I was wondering how the quality standard for ambiguous nucleotides in scaffolds of genomes included in the GTDB is run, and what could cause a genome to slip past it. Specifically, this entry has 1.7 million Ns in it: GTDB - GCA_003029985.1
I found out when the genome broke some work on the representative species set using anvio, and thought it’d be worth mentioning. The number of ambiguous bases listed is N/A, so that might be why it slipped through the <100000 ambigous bases threshold?
Are you familiar with or working with this genome assembly or did this case fall out of other work you were doing? It looks to me like the submitter knew the genome was Acidovorax avenae and had relatively low coverage sequencing resulting in a poor assembly. I’m guessing the assembled contigs were than mapped to a trusted A. avenae assembly and the missing data indicated by N’s. Based on our pipeline this genome still should have failed QC, but it is an interesting case and I’m just wondering if you have any knowledge about this genome.

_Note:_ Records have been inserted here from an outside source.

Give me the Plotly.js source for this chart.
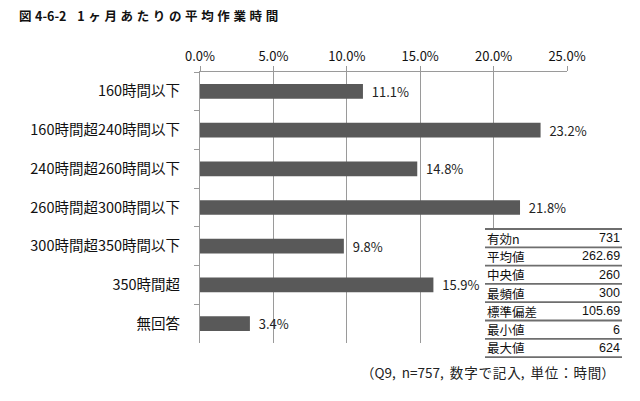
<!DOCTYPE html>
<html>
<head>
<meta charset="utf-8">
<script src="https://cdn.plot.ly/plotly-3.0.1.min.js"></script>
<style>html,body{margin:0;padding:0;background:#fff;}#chart{width:640px;height:401px;}</style>
</head>
<body>
<div id="chart"></div>
<script>
const categories = ['160時間以下','160時間超240時間以下','240時間超260時間以下','260時間超300時間以下','300時間超350時間以下','350時間超','無回答'];
const shares = [11.1, 23.2, 14.8, 21.8, 9.8, 15.9, 3.4];
const xTicks = [0, 5, 10, 15, 20, 25];
const xTickLabels = ['0.0%','5.0%','10.0%','15.0%','20.0%','25.0%'];
const statLabels = ['有効n','平均値','中央値','最頻値','標準偏差','最小値','最大値'];
const statValues = ['731','262.69','260','300','105.69','6','624'];
const titleParts = ['図', '4-6-2', '', '', '1', 'ヶ', '月', 'あ', 'た', 'り', 'の', '平', '均', '作', '業', '時', '間'];
const noteParts = ['（Q9,', 'n=757,', '数\u200a字\u200aで\u200a記\u200a入,', '単\u200a位\u200a：\u200a時\u200a間）'];

const W = 640, H = 401;
const M = {l: 200, r: 73, t: 72, b: 58};
const pw = W - M.l - M.r, ph = H - M.t - M.b;
const px = x => (x - M.l) / pw;
const py = y => (H - M.b - y) / ph;

const FONT = '"Noto Sans CJK JP", "Noto Sans", sans-serif';

const trace = {
  type: 'bar',
  orientation: 'h',
  y: categories,
  x: shares,
  marker: {color: '#595959', line: {width: 0}},
  width: 0.38,
  text: shares.map(v => v.toFixed(1) + '%'),
  texttemplate: '  %{text}',
  textposition: 'outside',
  constraintext: 'none',
  cliponaxis: false,
  textfont: {family: FONT, size: 13, color: '#222'},
  hoverinfo: 'none'
};

const shapes = [];
const annotations = [];
const tTop = 229, rowH = 18.3, tL = 485, tR = 622;
shapes.push({type: 'rect', xref: 'paper', yref: 'paper', x0: px(tL), x1: px(tR), y0: py(tTop + rowH * statLabels.length + 1), y1: py(tTop - 1), fillcolor: '#fff', line: {width: 0}, layer: 'above'});
for (let i = 0; i <= statLabels.length; i++) {
  const yy = tTop + rowH * i;
  shapes.push({type: 'line', xref: 'paper', yref: 'paper', x0: px(tL), x1: px(tR), y0: py(yy), y1: py(yy), line: {color: '#6e6e6e', width: 1.8}, layer: 'above'});
}
statLabels.forEach((lab, i) => {
  const yc = tTop + rowH * i + rowH / 2;
  annotations.push({xref: 'paper', yref: 'paper', x: px(tL + 1), y: py(yc), text: lab, showarrow: false, xanchor: 'left', yanchor: 'middle', borderpad: 0, font: {family: FONT, size: 12.5, color: '#111'}});
  annotations.push({xref: 'paper', yref: 'paper', x: px(tR - 1), y: py(yc), text: statValues[i], showarrow: false, xanchor: 'right', yanchor: 'middle', borderpad: 0, font: {family: '"Liberation Sans", Arial, sans-serif', size: 12.5, color: '#111'}});
});
const titleText = titleParts.join('\u00a0\u200a');
annotations.push({xref: 'paper', yref: 'paper', x: px(17), y: py(16), text: '<b>' + titleText + '</b>', showarrow: false, xanchor: 'left', yanchor: 'middle', font: {family: '"Noto Sans CJK JP", sans-serif', size: 12.5, color: '#111'}});
annotations.push({xref: 'paper', yref: 'paper', x: px(617), y: py(372), text: noteParts.join('\u00a0\u00a0'), showarrow: false, xanchor: 'right', yanchor: 'middle', font: {family: '"Noto Sans CJK JP", sans-serif', size: 13.5, color: '#222'}});

const layout = {
  width: W, height: H,
  margin: M,
  paper_bgcolor: '#fff', plot_bgcolor: '#fff',
  showlegend: false,
  bargap: 0.62,
  font: {family: FONT, size: 13, color: '#111'},
  xaxis: {
    side: 'top', range: [0, 25], tickvals: xTicks, ticktext: xTickLabels,
    showgrid: true, gridcolor: '#9a9a9a', gridwidth: 1,
    showline: true, linecolor: '#9a9a9a', linewidth: 1,
    ticks: 'outside', ticklen: 5, tickcolor: '#9a9a9a',
    zeroline: false, fixedrange: true,
    tickfont: {family: FONT, size: 13, color: '#111'}
  },
  yaxis: {
    autorange: 'reversed', type: 'category',
    showline: true, linecolor: '#9a9a9a', linewidth: 1, mirror: false,
    ticks: 'outside', ticklen: 5, tickcolor: '#9a9a9a', tickson: 'boundaries',
    showgrid: false, zeroline: false, fixedrange: true,
    ticklabelstandoff: 16,
    tickfont: {family: FONT, size: 14.5, color: '#111'}
  },
  shapes: shapes,
  annotations: annotations
};

Plotly.newPlot('chart', [trace], layout, {displayModeBar: false, staticPlot: true});
</script>
</body>
</html>
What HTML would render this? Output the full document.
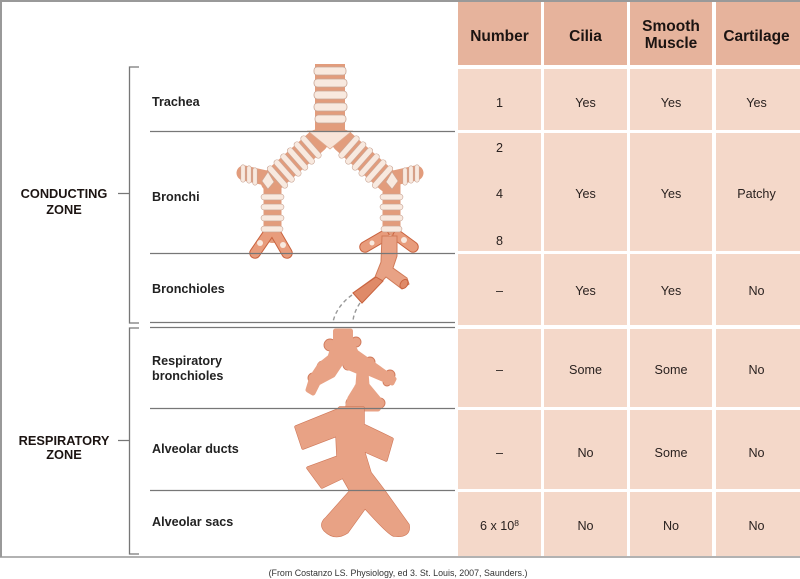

Nope, I don’t unfortunately. I keep a local copy of the GDTB species representatives as anvio dbs, and was updating that set after the release of anvio v7. anvio dbs are created from the nucleotide seqs, and that (at least the way I do it) relies on gene prediciton using prodigal, and a prodigal-predicted protein of >100K amino acids broke hmmer 3.3.1. Following the breadcrumbs of failure lead me to that genome.
Seems like poor decision making on the submitters part, but that’s all I know.
This issue comes down to what one means by ambiguous bases. Unfortunately, the field has adopted the practice of using N’s to stitch contigs into scaffolds. It is common (though not universal) practice to use 10 or more N’s to indicate when you are stitching together contigs. We don’t consider these ambiguous bases for the purposed of QC’ing genomes in the GTDB. So, under this definition, GCA_003029985.1 actually has zero ambiguous bases and a lot of N’s for stitching together contigs. As such, this genome passes QC and probably should pass QC since besides being incomplete the data is likely reliable. Fair to say it is a less than ideal genome assembly, but we have to balance filtering out genomes and providing GTDB taxonomy strings to as many genomes as possible.
fair enough, I understand the trade off. The issue will likely be addressed on the anvio end as well, so it won’t be a hassle going forward. For future users, is adding percentage or number of Ns in the assembly as metadata possible, or does that add unwanted computational overhead to the process?